◆ EXERCISE DESCRIPTION:
Reproduce the material exactly, omitting nothing.

◆ SOURCE MATERIAL:
═══

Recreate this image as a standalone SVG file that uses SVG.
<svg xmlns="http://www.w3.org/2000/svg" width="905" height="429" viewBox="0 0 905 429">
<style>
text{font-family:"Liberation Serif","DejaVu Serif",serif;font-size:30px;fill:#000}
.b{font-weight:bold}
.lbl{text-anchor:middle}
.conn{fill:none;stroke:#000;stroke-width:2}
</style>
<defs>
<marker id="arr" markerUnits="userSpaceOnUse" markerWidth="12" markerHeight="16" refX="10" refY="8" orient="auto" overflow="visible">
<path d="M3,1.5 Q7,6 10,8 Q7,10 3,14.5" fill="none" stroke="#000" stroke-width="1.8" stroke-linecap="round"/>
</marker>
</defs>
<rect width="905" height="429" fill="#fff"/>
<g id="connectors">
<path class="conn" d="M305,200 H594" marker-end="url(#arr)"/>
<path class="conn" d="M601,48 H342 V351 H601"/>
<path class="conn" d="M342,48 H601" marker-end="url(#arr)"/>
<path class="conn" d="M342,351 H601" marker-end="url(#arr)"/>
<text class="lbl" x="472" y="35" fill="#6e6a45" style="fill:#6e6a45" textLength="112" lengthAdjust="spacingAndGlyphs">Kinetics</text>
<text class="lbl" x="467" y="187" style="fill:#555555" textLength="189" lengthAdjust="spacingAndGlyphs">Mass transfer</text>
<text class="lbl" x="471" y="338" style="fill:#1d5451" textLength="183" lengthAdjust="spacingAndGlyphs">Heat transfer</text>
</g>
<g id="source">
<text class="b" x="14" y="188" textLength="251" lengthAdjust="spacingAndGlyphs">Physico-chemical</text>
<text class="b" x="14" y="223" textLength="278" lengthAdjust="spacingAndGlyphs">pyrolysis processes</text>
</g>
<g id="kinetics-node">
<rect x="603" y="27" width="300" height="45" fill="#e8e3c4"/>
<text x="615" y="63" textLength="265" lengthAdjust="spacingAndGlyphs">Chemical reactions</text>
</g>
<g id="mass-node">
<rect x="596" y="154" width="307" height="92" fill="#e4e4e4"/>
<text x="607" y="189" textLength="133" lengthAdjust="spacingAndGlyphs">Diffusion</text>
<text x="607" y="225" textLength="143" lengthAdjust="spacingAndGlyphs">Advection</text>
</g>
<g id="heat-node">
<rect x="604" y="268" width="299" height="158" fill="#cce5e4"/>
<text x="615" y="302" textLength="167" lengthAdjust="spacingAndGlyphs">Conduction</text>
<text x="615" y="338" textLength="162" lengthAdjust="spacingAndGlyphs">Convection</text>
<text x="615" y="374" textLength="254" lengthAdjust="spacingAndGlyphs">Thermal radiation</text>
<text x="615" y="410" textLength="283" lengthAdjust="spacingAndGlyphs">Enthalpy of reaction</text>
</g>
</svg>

═══

◆ EXERCISE OUTPUT:
Recreate this image as a standalone SVG file that uses SVG.
<svg xmlns="http://www.w3.org/2000/svg" width="905" height="429" viewBox="0 0 905 429">
<style>
text{font-family:"Liberation Serif","DejaVu Serif",serif;font-size:30px;fill:#000}
.b{font-weight:bold}
.lbl{text-anchor:middle}
.conn{fill:none;stroke:#000;stroke-width:2}
</style>
<defs>
<marker id="arr" markerUnits="userSpaceOnUse" markerWidth="12" markerHeight="16" refX="10" refY="8" orient="auto" overflow="visible">
<path d="M3,1.5 Q7,6 10,8 Q7,10 3,14.5" fill="none" stroke="#000" stroke-width="1.8" stroke-linecap="round"/>
</marker>
</defs>
<rect width="905" height="429" fill="#fff"/>
<g id="connectors">
<path class="conn" d="M305,200 H594" marker-end="url(#arr)"/>
<path class="conn" d="M601,48 H342 V351 H601"/>
<path class="conn" d="M342,48 H601" marker-end="url(#arr)"/>
<path class="conn" d="M342,351 H601" marker-end="url(#arr)"/>
<text class="lbl" x="472" y="35" fill="#6e6a45" style="fill:#6e6a45" textLength="112" lengthAdjust="spacingAndGlyphs">Kinetics</text>
<text class="lbl" x="467" y="187" style="fill:#555555" textLength="189" lengthAdjust="spacingAndGlyphs">Mass transfer</text>
<text class="lbl" x="471" y="338" style="fill:#1d5451" textLength="183" lengthAdjust="spacingAndGlyphs">Heat transfer</text>
</g>
<g id="source">
<text class="b" x="14" y="188" textLength="251" lengthAdjust="spacingAndGlyphs">Physico-chemical</text>
<text class="b" x="14" y="223" textLength="278" lengthAdjust="spacingAndGlyphs">pyrolysis processes</text>
</g>
<g id="kinetics-node">
<rect x="603" y="27" width="300" height="45" fill="#e8e3c4"/>
<text x="615" y="63" textLength="265" lengthAdjust="spacingAndGlyphs">Chemical reactions</text>
</g>
<g id="mass-node">
<rect x="596" y="154" width="307" height="92" fill="#e4e4e4"/>
<text x="607" y="189" textLength="133" lengthAdjust="spacingAndGlyphs">Diffusion</text>
<text x="607" y="225" textLength="143" lengthAdjust="spacingAndGlyphs">Advection</text>
</g>
<g id="heat-node">
<rect x="604" y="268" width="299" height="158" fill="#cce5e4"/>
<text x="615" y="302" textLength="167" lengthAdjust="spacingAndGlyphs">Conduction</text>
<text x="615" y="338" textLength="162" lengthAdjust="spacingAndGlyphs">Convection</text>
<text x="615" y="374" textLength="254" lengthAdjust="spacingAndGlyphs">Thermal radiation</text>
<text x="615" y="410" textLength="283" lengthAdjust="spacingAndGlyphs">Enthalpy of reaction</text>
</g>
</svg>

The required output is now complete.